Task to complete -> Say how many lines contain the string "this". Give no other output.

Supplied records ->
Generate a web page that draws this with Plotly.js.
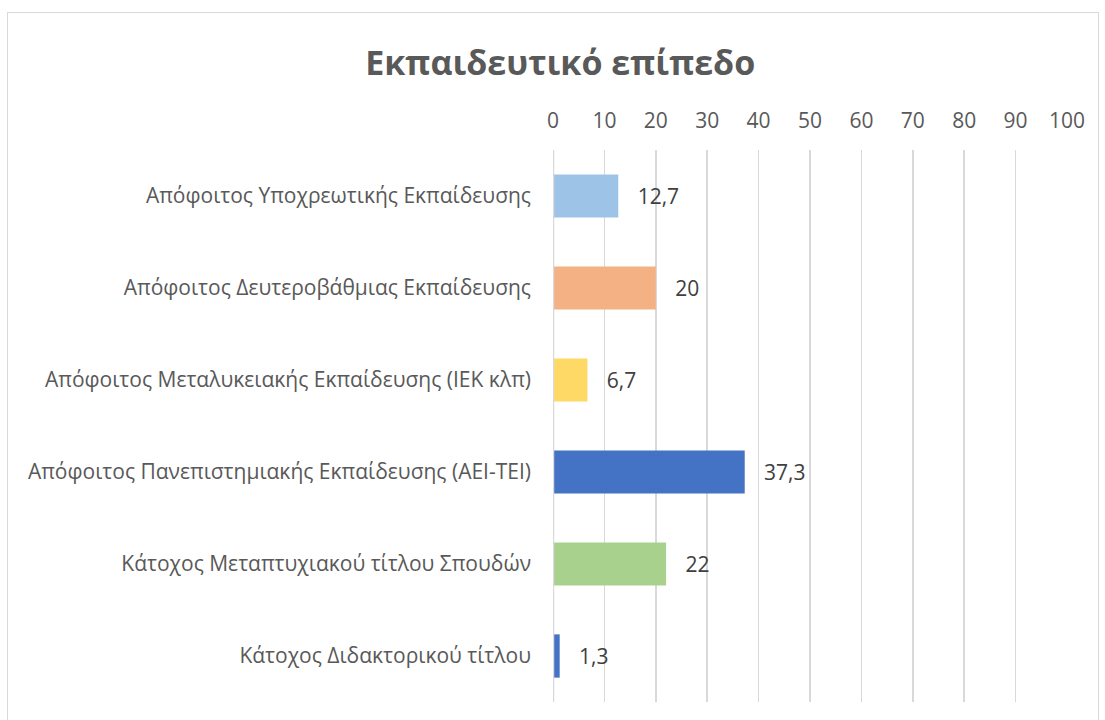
<!DOCTYPE html>
<html>
<head>
<meta charset="utf-8">
<script src="https://cdn.plot.ly/plotly-3.0.1.min.js"></script>
<style>
  html, body { margin: 0; padding: 0; background: #fff; }
  #wrap { position: relative; width: 1105px; height: 720px; }
  #chart { position: absolute; left: 0; top: 0; width: 1105px; height: 720px; }
  #frame { position: absolute; left: 7px; top: 12px; width: 1090px; height: 720px; border: 1px solid #D9D9D9; pointer-events: none; }
</style>
</head>
<body>
<div id="wrap">
  <div id="chart"></div>
  <div id="frame"></div>
</div>
<script>
const categories = [
  "Απόφοιτος Υποχρεωτικής Εκπαίδευσης",
  "Απόφοιτος Δευτεροβάθμιας Εκπαίδευσης",
  "Απόφοιτος Μεταλυκειακής Εκπαίδευσης (ΙΕΚ κλπ)",
  "Απόφοιτος Πανεπιστημιακής Εκπαίδευσης (ΑΕΙ-ΤΕΙ)",
  "Κάτοχος Μεταπτυχιακού τίτλου Σπουδών",
  "Κάτοχος Διδακτορικού τίτλου"
];
const values = [12.7, 20, 6.7, 37.3, 22, 1.3];
const barColors = ["#9DC3E6", "#F4B183", "#FFD966", "#4472C4", "#A9D18E", "#4472C4"];
const tickValues = [0, 10, 20, 30, 40, 50, 60, 70, 80, 90, 100];
const titleText = "Εκπαιδευτικό επίπεδο";

const FONT = "Open Sans, Noto Sans, sans-serif";

const trace = {
  type: "bar",
  orientation: "h",
  y: categories,
  x: values,
  marker: { color: barColors, line: { width: 0 } },
  width: 0.47,
  text: values.map(v => String(v).replace(".", ",")),
  texttemplate: "   %{text}",
  textposition: "outside",
  cliponaxis: false,
  textfont: { family: FONT, size: 21, color: "#404040" },
  hoverinfo: "x+y"
};

const layout = {
  width: 1105,
  height: 720,
  margin: { l: 553, r: 38, t: 150, b: 18 },
  paper_bgcolor: "rgba(0,0,0,0)",
  plot_bgcolor: "rgba(0,0,0,0)",
  separators: ", ",
  showlegend: false,
  title: {
    text: "<b>" + titleText + "</b>",
    x: 0.507,
    xanchor: "center",
    y: 0.913,
    yanchor: "middle",
    font: { family: FONT, size: 34, color: "#595959" }
  },
  xaxis: {
    side: "top",
    range: [0, 100],
    tickvals: tickValues,
    ticktext: tickValues.map(String),
    showgrid: true,
    gridcolor: "#D9D9D9",
    gridwidth: 1.5,
    zeroline: false,
    showline: false,
    ticks: "",
    ticklabelstandoff: 17,
    tickfont: { family: FONT, size: 21, color: "#595959" },
    fixedrange: true
  },
  yaxis: {
    autorange: "reversed",
    type: "category",
    showgrid: false,
    zeroline: false,
    showline: false,
    ticks: "",
    ticklabelstandoff: 21,
    tickfont: { family: FONT, size: 21, color: "#595959" },
    fixedrange: true
  },
  shapes: [{
    type: "line", xref: "x", yref: "paper",
    x0: 0, x1: 0, y0: 0, y1: 1,
    line: { color: "#D9D9D9", width: 2.5 }
  }]
};

Plotly.newPlot("chart", [trace], layout, { displayModeBar: false, staticPlot: true });
</script>
</body>
</html>
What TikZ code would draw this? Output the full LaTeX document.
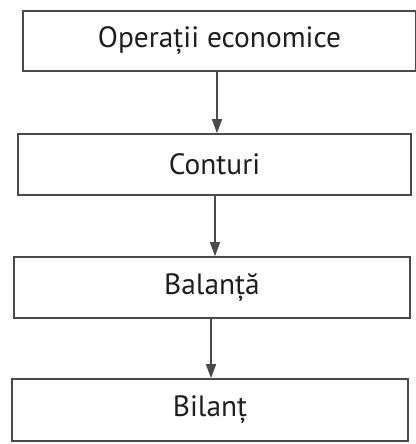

Correct answer -> 2